Während Peking seine Marine in großem Stil aufrüstet – Landungsfahrzeuge und eine schlagkräftige Navy sind der Schlüssel in der strategischen Auseinandersetzung um die Insel Taiwan sowie Handelsrouten im Pazifik – ereignen sich vor dem Hintergrund des Ukraine-Krieges regelrechte Durchbrüche in der maritimen Rüstung und der Marinedoktrin. Die unerwartete ukrainische Schlagkraft gegen die russische Schwarzmeerflotte zählt zu den frühesten und historisch denkwürdigsten militärischen Erfolgen Kiews, inzwischen ist die Ukraine führend bei der Entwicklung von Marine-Drohnen. Erst vor wenigen Tagen wurde ein modernes USV, das gewasserte Äquivalent zum UAV in der Luftfahrt, vorgestellt.
Russland wiederum investiert seit Jahren konsequent und von seiner derzeitigen Kriegsführung scheinbar unbeeinträchtigt in den Auf- und Ausbau sowie die Modernisierung seiner Eisbrecher und Unterseeboote.
Noch ist Boris Pistorius der beliebteste Politiker Deutschlands, doch seine Popularität dürfte auf einer Art Kontrasterfahrung beruhen.

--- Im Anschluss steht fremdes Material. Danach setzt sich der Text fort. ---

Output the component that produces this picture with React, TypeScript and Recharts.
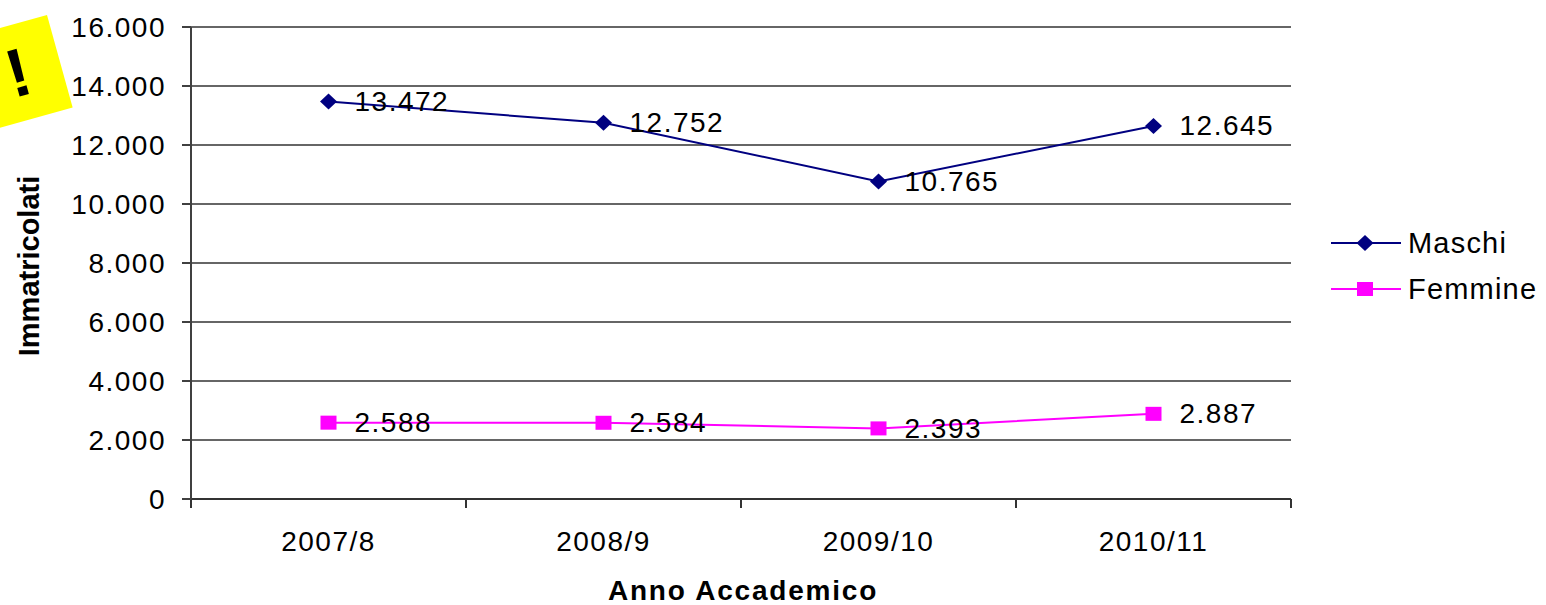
import React from "react";
import {
  LineChart,
  Line,
  XAxis,
  YAxis,
  CartesianGrid,
  LabelList,
  Label,
  Legend,
} from "recharts";

const anni = ["2007/8", "2008/9", "2009/10", "2010/11"];
const maschi = [13472, 12752, 10765, 12645];
const femmine = [2588, 2584, 2393, 2887];
const yTicks = [0, 2000, 4000, 6000, 8000, 10000, 12000, 14000, 16000];

const FONT = "'Liberation Sans', Arial, Helvetica, sans-serif";

// one x unit per academic year: points sit at the middle of each band
const data = anni.map((anno, i) => ({
  anno,
  pos: i + 0.5,
  maschi: maschi[i],
  femmine: femmine[i],
}));
const bordi = [...anni.map((_, i) => i), anni.length];

const serie = [
  { key: "maschi", name: "Maschi", color: "#000080", shape: "diamond" },
  { key: "femmine", name: "Femmine", color: "#FF00FF", shape: "square" },
];

// Italian thousands separator
const fmt = (v: number) =>
  String(Math.round(v)).replace(/\B(?=(\d{3})+(?!\d))/g, ".");

function Marker({ cx, cy, color, shape }: any) {
  if (shape === "diamond") {
    return (
      <polygon
        points={`${cx},${cy - 8} ${cx + 8.5},${cy} ${cx},${cy + 8} ${cx - 8.5},${cy}`}
        fill={color}
      />
    );
  }
  return <rect x={cx - 8} y={cy - 7} width={16} height={14} fill={color} />;
}

const ValueLabel = (p: any) => (
  <text
    x={p.x + 26}
    y={p.y}
    dominantBaseline="central"
    fontSize={28}
    letterSpacing={1.5}
    fontFamily={FONT}
    fill="#000"
  >
    {fmt(p.value)}
  </text>
);

const YTitle = ({ viewBox }: any) => {
  const x = viewBox.x + 29;
  const y = viewBox.y + viewBox.height / 2 + 3;
  return (
    <text
      x={x}
      y={y}
      transform={`rotate(-90, ${x}, ${y})`}
      textAnchor="middle"
      dominantBaseline="central"
      fontSize={29}
      fontWeight="bold"
      fontFamily={FONT}
      fill="#000"
    >
      Immatricolati
    </text>
  );
};

const XTitle = ({ viewBox }: any) => (
  <text
    x={viewBox.x + viewBox.width / 2 + 2}
    y={viewBox.y + viewBox.height - 5}
    textAnchor="middle"
    fontSize={28}
    fontWeight="bold"
    letterSpacing={1.8}
    fontFamily={FONT}
    fill="#000"
  >
    Anno Accademico
  </text>
);

const LegendBox = () => (
  <div style={{ fontFamily: FONT }}>
    {serie.map((s) => (
      <div
        key={s.key}
        style={{ display: "flex", alignItems: "center", height: 46 }}
      >
        <svg width={70} height={20}>
          <line x1={0} x2={70} y1={10} y2={10} stroke={s.color} strokeWidth={2} />
          <Marker cx={34} cy={10} color={s.color} shape={s.shape} />
        </svg>
        <span style={{ marginLeft: 7, fontSize: 29, letterSpacing: 1.2, color: "#000" }}>
          {s.name}
        </span>
      </div>
    ))}
  </div>
);

const tickStyle = { fontSize: 28, fill: "#000", fontFamily: FONT, letterSpacing: 1.5 };

export default function App() {
  return (
    <div style={{ position: "absolute", left: 0, top: 0, width: 1546, height: 605, background: "#fff" }}>
      <LineChart
        width={1546}
        height={605}
        data={data}
        margin={{ top: 27, right: 255, bottom: 0, left: 0 }}
      >
        <CartesianGrid vertical={false} stroke="#333" strokeWidth={1.5} />
        <XAxis
          type="number"
          dataKey="pos"
          domain={[0, anni.length]}
          ticks={bordi}
          interval={0}
          tickFormatter={() => ""}
          tickSize={9}
          height={10}
          axisLine={{ stroke: "#333", strokeWidth: 2 }}
          tickLine={{ stroke: "#333", strokeWidth: 2 }}
        />
        <XAxis
          xAxisId="cat"
          type="number"
          dataKey="pos"
          domain={[0, anni.length]}
          ticks={data.map((d) => d.pos)}
          interval={0}
          tickFormatter={(v: number) => anni[Math.floor(v)]}
          axisLine={false}
          tickLine={false}
          tickSize={0}
          tickMargin={22}
          height={96}
          tick={tickStyle}
        >
          <Label content={XTitle} />
        </XAxis>
        <XAxis
          xAxisId="top"
          orientation="top"
          type="number"
          domain={[0, anni.length]}
          height={0}
          tick={false}
          tickLine={false}
          axisLine={{ stroke: "#8c8c8c", strokeWidth: 2 }}
        />
        <YAxis
          width={191}
          domain={[0, 16000]}
          ticks={yTicks}
          interval={0}
          tickFormatter={fmt}
          tickSize={9}
          tickMargin={16}
          axisLine={{ stroke: "#404040", strokeWidth: 2 }}
          tickLine={{ stroke: "#404040", strokeWidth: 2 }}
          tick={tickStyle}
        >
          <Label content={YTitle} />
        </YAxis>
        <YAxis
          yAxisId="right"
          orientation="right"
          width={0}
          domain={[0, 16000]}
          tick={false}
          tickLine={false}
          axisLine={{ stroke: "#8c8c8c", strokeWidth: 2 }}
        />
        {serie.map((s) => (
          <Line
            key={s.key}
            dataKey={s.key}
            name={s.name}
            type="linear"
            stroke={s.color}
            strokeWidth={2}
            isAnimationActive={false}
            dot={(p: any) => (
              <Marker key={`${s.key}-${p.index}`} cx={p.cx} cy={p.cy} color={s.color} shape={s.shape} />
            )}
            activeDot={false}
          >
            <LabelList dataKey={s.key} content={ValueLabel} />
          </Line>
        ))}
        <Legend
          layout="vertical"
          align="center"
          verticalAlign="middle"
          wrapperStyle={{ left: 1331, top: 220, width: 215 }}
          content={() => <LegendBox />}
        />
      </LineChart>
      {/* yellow sticky note in the top-left corner */}
      <svg
        width={120}
        height={150}
        style={{ position: "absolute", left: 0, top: 0, pointerEvents: "none" }}
      >
        <rect x={47 - 90} y={15} width={90} height={96} fill="#FFFF00" transform="rotate(-15.5, 47, 15)" />
        <text
          x={18}
          y={72}
          textAnchor="middle"
          dominantBaseline="central"
          fontSize={68}
          fontWeight="bold"
          fontFamily={FONT}
          fill="#000"
          transform="rotate(-15.5, 18, 72)"
        >
          !
        </text>
      </svg>
    </div>
  );
}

Im Vergleich zu seinen Vorgängerinnen und Vorgängern macht er eine gute Figur, im Rückblick wird er sich allerdings ebenso an realen Entwicklungen messen lassen müssen. Dass der Minister mit seinem Auftreten die Bedeutung der Bundeswehr im Allgemeinen gestärkt hat, ist ein Verdienst.
Verteidigungsminister Boris Pistorius hat zu Land, zu Wasser und in der Luft große Baustellen. Inbesondere bei der Marine ist jedoch akuter Handlungsbedarf.
Und doch muss er als Oberbefehlshaber und Verantwortlicher die Nachrüstung – mit den bei kommenden Generationen geliehenen unzähligen Milliarden – zügig in stählerne Strategiefähigkeit verwandeln. Der Marine kann dabei gar nicht genügend Priorität zugemessen werden, auf straffe Führungsstrukturen und beschleunigte Beschaffung kommt es jetzt an.